Viewpoint: Sense of adventure must prevail
In a humdrum world in which so much of life is wrapped up in red tape and protocol, John Thompson was clearly somebody who was prepared to break free. His lifelong dream had been to sail his yacht across the Atlantic but the adventure, so near to a successful conclusion, has ended in disaster.
Mr Thompson died this week in a hospital in Barbados after receiving a fatal head injury when his boat Avocet was hit by a freak wave. He never regained consciousness and despite the best efforts of doctors he passed away with his family from Bangor at his bedside.
For the Thompson family it is a devastating blow. But as they try to come to terms with their loss they have valiantly set up a charitable trust to enable organ donations to take place at the hospital in which the 54-year-old barrister died.
Because such facilities were not available the family were unable to honour Mr Thompson's wish to donate his organs to others. Some good may yet come out of this tragedy, in that his legacy will be the upgrading of services at the hospital.
To judge from the photographs that have been published of a beaming and bearded John Thompson, he was not your stereotype lawyer. He cuts the image of someone who was up for a challenge and friends have said he had long savoured the prospect of taking on the Atlantic.
Thanks to the marvels of modern communication it was possible for friends and family to follow the progress of Avocet by means of his daily captain's log on the internet. The messages make a poignant read now, but they paint a picture of an optimist blessed with a wry sense of humour.

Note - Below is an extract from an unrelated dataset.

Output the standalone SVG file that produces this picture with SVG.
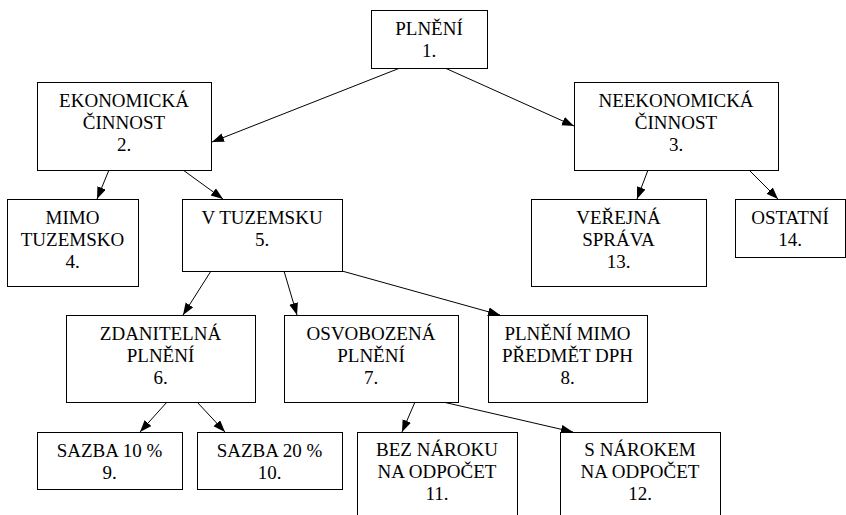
<svg xmlns="http://www.w3.org/2000/svg" width="846" height="515" viewBox="0 0 846 515">
<style>
.box{fill:#fff;stroke:#000;stroke-width:1}
.t text{font-family:'Liberation Serif','DejaVu Serif',serif;font-size:19px;fill:#000;text-anchor:middle}
.edge{stroke:#000;stroke-width:1;fill:none;marker-end:url(#ah)}
</style>
<defs>
<marker id="ah" markerUnits="userSpaceOnUse" markerWidth="13" markerHeight="10" refX="12" refY="4.5" orient="auto">
<path d="M0,0 L12,4.5 L0,9 z" fill="#000"/>
</marker>
</defs>
<rect width="846" height="515" fill="#fff"/>
<g id="connectors">
<line class="edge" x1="400" y1="68" x2="212" y2="142"/>
<line class="edge" x1="445" y1="68" x2="574" y2="126"/>
<line class="edge" x1="109" y1="170" x2="97" y2="199"/>
<line class="edge" x1="183" y1="170" x2="223" y2="199"/>
<line class="edge" x1="648" y1="170" x2="637" y2="199"/>
<line class="edge" x1="749" y1="170" x2="778" y2="199"/>
<line class="edge" x1="211" y1="271" x2="183" y2="315"/>
<line class="edge" x1="284" y1="271" x2="297" y2="315"/>
<line class="edge" x1="342" y1="271" x2="500" y2="315"/>
<line class="edge" x1="167" y1="402" x2="140" y2="432"/>
<line class="edge" x1="197" y1="402" x2="225" y2="432"/>
<line class="edge" x1="415" y1="402" x2="402" y2="432"/>
<line class="edge" x1="443" y1="402" x2="573" y2="432"/>
</g>
<g class="t" font-family="Liberation Serif, DejaVu Serif, serif" font-size="19">
<g id="n1"><rect class="box" x="371.5" y="10.5" width="116" height="58"/><text x="429" y="35">PLNĚNÍ</text><text x="429" y="57">1.</text></g>
<g id="n2"><rect class="box" x="37.5" y="82.5" width="174" height="88"/><text x="124" y="107">EKONOMICKÁ</text><text x="124" y="129">ČINNOST</text><text x="124" y="151">2.</text></g>
<g id="n3"><rect class="box" x="574.5" y="82.5" width="204" height="88"/><text x="676" y="107">NEEKONOMICKÁ</text><text x="676" y="129">ČINNOST</text><text x="676" y="151">3.</text></g>
<g id="n4"><rect class="box" x="7.5" y="199.5" width="131" height="87"/><text x="72.5" y="224">MIMO</text><text x="72.5" y="246">TUZEMSKO</text><text x="72.5" y="268">4.</text></g>
<g id="n5"><rect class="box" x="182.5" y="199.5" width="160" height="72"/><text x="262" y="224">V TUZEMSKU</text><text x="262" y="246">5.</text></g>
<g id="n6"><rect class="box" x="66.5" y="315.5" width="189" height="87"/><text x="160.5" y="340">ZDANITELNÁ</text><text x="160.5" y="362">PLNĚNÍ</text><text x="160.5" y="384">6.</text></g>
<g id="n7"><rect class="box" x="284.5" y="315.5" width="174" height="87"/><text x="371" y="340">OSVOBOZENÁ</text><text x="371" y="362">PLNĚNÍ</text><text x="371" y="384">7.</text></g>
<g id="n8"><rect class="box" x="488.5" y="315.5" width="159" height="87"/><text x="567.5" y="340">PLNĚNÍ MIMO</text><text x="567.5" y="362">PŘEDMĚT DPH</text><text x="567.5" y="384">8.</text></g>
<g id="n9"><rect class="box" x="37.5" y="432.5" width="145" height="57"/><text x="109.5" y="457">SAZBA 10 %</text><text x="109.5" y="479">9.</text></g>
<g id="n10"><rect class="box" x="197.5" y="432.5" width="145" height="57"/><text x="269.5" y="457">SAZBA 20 %</text><text x="269.5" y="479">10.</text></g>
<g id="n11"><rect class="box" x="357.5" y="432.5" width="160" height="100"/><text x="437" y="456">BEZ NÁROKU</text><text x="437" y="478">NA ODPOČET</text><text x="437" y="500">11.</text></g>
<g id="n12"><rect class="box" x="560.5" y="432.5" width="160" height="100"/><text x="640" y="456">S NÁROKEM</text><text x="640" y="478">NA ODPOČET</text><text x="640" y="500">12.</text></g>
<g id="n13"><rect class="box" x="531.5" y="199.5" width="175" height="87"/><text x="618.5" y="224">VEŘEJNÁ</text><text x="618.5" y="246">SPRÁVA</text><text x="618.5" y="268">13.</text></g>
<g id="n14"><rect class="box" x="735.5" y="199.5" width="110" height="58"/><text x="790" y="224">OSTATNÍ</text><text x="790" y="246">14.</text></g>
</g>
</svg>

The world is the poorer for Mr Thompson's passing, but this grim event must not be allowed to suppress the spirit of adventure which still manifests itself in so many people.
Whether it is Hannah Shields from Kilrea scaling Everest or Janet Gray from Hillsborough who resumed her blind water ski-ing career after sustaining terrible injuries, there are still so many ordinary people doing extraordinary things. Their derring-do lifts everyone's horizons and shows just what a dose of determination can achieve.
Day and daily people in Northern Ireland are setting themselves new challenges, both large and small. Everyone needs a goal at which to aim and a dream to pursue.
The rigours of modern life and worries about family, finance or health cannot be allowed to grind us down. Life is there to be lived, and obstacles are there to be overcome.
The tributes show that John Thompson was someone who was widely respected, and he will be mourned by his family and friends, particularly those in the sailing fraternity. But the sense of adventure which he epitomised must survive. Life's boundaries must continue to be pushed back.